Total number of IG (micro)cracks for samples with Th = 1050 °C and Th = 1200 °C

Fig. 3
figure 3

a Microscopic IG cracks, oxidized grain boundaries on the lower part of the picture (billet surface); b IG cracks and slight selective grain boundary oxidation (sample steel 003Al, Th = 1050 °C); c IG cracks and strong selective grain boundary oxidation (sample steel 0Al, Th = 1050 °C)

At 1100 °C, 800 °C, and 700 °C, the results of a Th = 1200 °C are nearly identical to Th = 1050 °C. But a bending temperature of 900 °C reveals a devastating effect on the formation of IG surface cracks. The crack morphology turns from singular to partial network cracks. Fig. 4c shows a strong damaged surface area of a sample with Th = 1200°C. It is a deep-notched austenite grain structure with a lot of IG cracks. For such areas, it is hardly possible to determine exact crack numbers. To convert the damage into a point in Fig. 2, the arrow indicates that at least 800 cracks are visible on the surface; in fact, for these extensive flaws, the absolute crack number is not the best damage indication anymore.

Fig. 4
figure 4

a Crazing on a steel slab with a transverse crack on the lower part [2]; b crazing on a billet surface [8]; c crazing conditions with microcracks on the sample of steel 0Al with Tb = 900°C and Th = 1200 °C

Influence of Selective Grain Boundary Oxidation

The bending tests reveal a significant influence of Th at the critical bending temperature of 900 °C. For that reason, a sample was produced for each Al content, where the high temperature oxidation is mostly suppressed. The samples stay in the mould for 60 s until a surface temperature of ~1050 °C. Afterwards, the sample is cooled immediately to 900 °C and held isothermally until the start of the bending test at 700 s.

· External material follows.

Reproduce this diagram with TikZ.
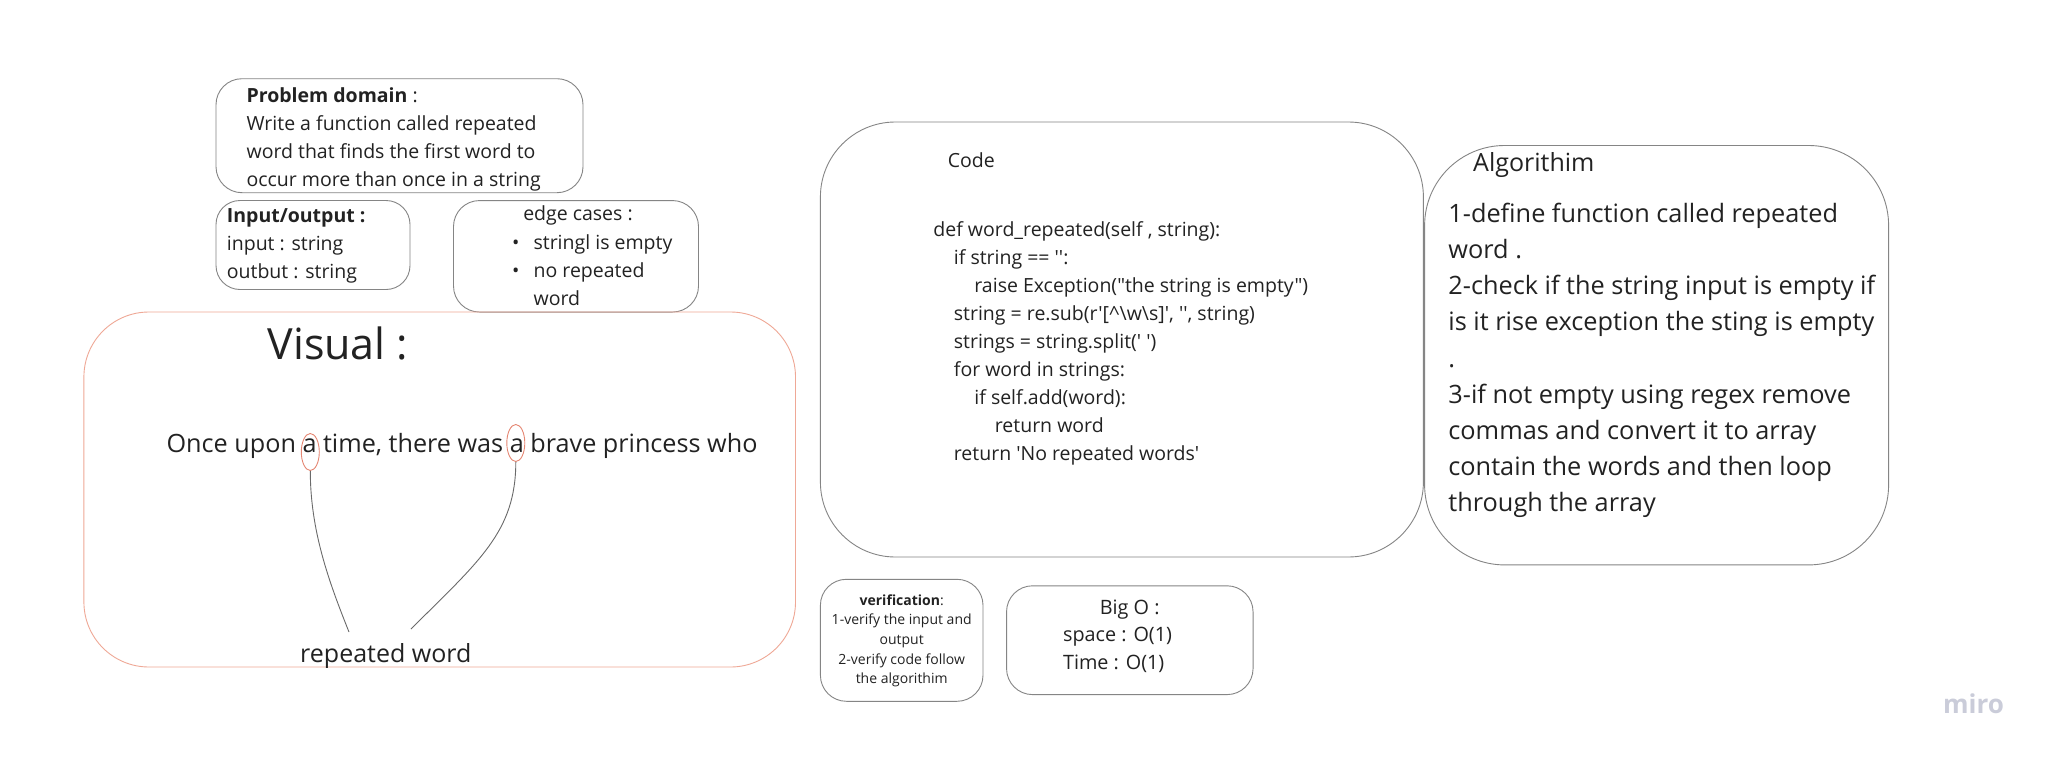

Table 3 lists the total number of IG cracks for all samples with Tb = 900 °C. The first notable point is the high value with Th = 1200 °C for both Al contents. The cracks are partially in networks. During holding at 1200 °C, notches form at the austenite grain boundaries due to selective grain boundary oxidation. The mechanism for the easier formation of cracks during tensile load is the stress concentration at these notches. As an example, a network of cracks and notches can be seen in Fig. 4c (steel 0Al). At this point it should be mentioned that the austenite grain size was measured for all of the samples and there is no clear correlation between the grain size and the crack appearance in the present study.

TABLE 3 Comparison of the samples with a bending temperature of 900 °C

For the samples at Th = 1050°C, the effect of grain boundary oxidation is already critical in the first seconds of oxidation. The cause of the higher number of IG cracks in steel 0Al happens right after the mould, where the surface temperature is ~1180 °C. In this case, the surface of steel 0Al is more damaged than with Al deoxidation, which can be seen in Fig. 3. The austenite grain boundaries are clearly visible in Fig. 3b (003Al), but the notches are very shallow. Fig. 3c shows steel 0Al, where deep notches are broken up and turned into cracks.

For a longer residual time in the mould, the sample temperature in the first contact with the atmosphere is ~1050 °C. The number of cracks for 0Al drops from 383 to 50. The same cooling strategy for steel 003Al now leads to more cracks than for steel 0Al. The selective grain boundary oxidation is suppressed for both samples, but at this stage, other damage mechanisms are getting more active for steel 003Al. Calculations show high amounts of AlN precipitates, especially for this temperature in the areas with higher strains, which indicates the harmful effect of deformation-induced AlN precipitates.

To classify the crack formation in the bending test with regard to the continuous casting process, a critical strain εcrit is defined. It represents the first strain value, dependent on the crack position and the distance to the bending axis, where the number of cracks rises to more than 2. Fig. 5 shows the values for the tests at 900 °C (Table 3) depending on Th. Additionally, the reproduced tests with Th = 1050 °C are plotted. At Th = 1200 °C, εcrit drops for both Al contents to values in a critical strain range (~1.7%), which is already close to straightening conditions.

Fig. 5
figure 5

Critical strain dependent on Th and Al content


The present study confirms that cooling strategies may have a significant impact on the critical conditions for the deformation during straightening in cc of a 0.17 wt.% C construction steel with Al deoxidation and without Al addition. The most important results can be summed up as follows:

  • Bending temperatures of 900 °C and 1000 °C are identified to be most critical with respect to surface defect formation. In addition, the harmful impact of longer holding at a temperature of 1200 °C is clearly remarkable for the subsequent deformation at 900 °C. The cause is a network of notches located along the coarsened austenite grain boundaries formed by selective grain boundary oxidation at these high temperatures. The notches lead to stress concentrations during tensile loads in the bending test at this critical temperature and can result in a drop of the critical strain for a first crack formation to ~1.7%. This value can be critical during straightening operations in continuous casting.

  • The steel without Al addition tends to form deeper notches during high temperature oxidation. This leads to easier surface crack formation. When the high temperature oxidation is suppressed, more cracks form on the sample of the steel with Al deoxidation. This points to a harmful impact of deformation-induced AlN precipitates at higher strains.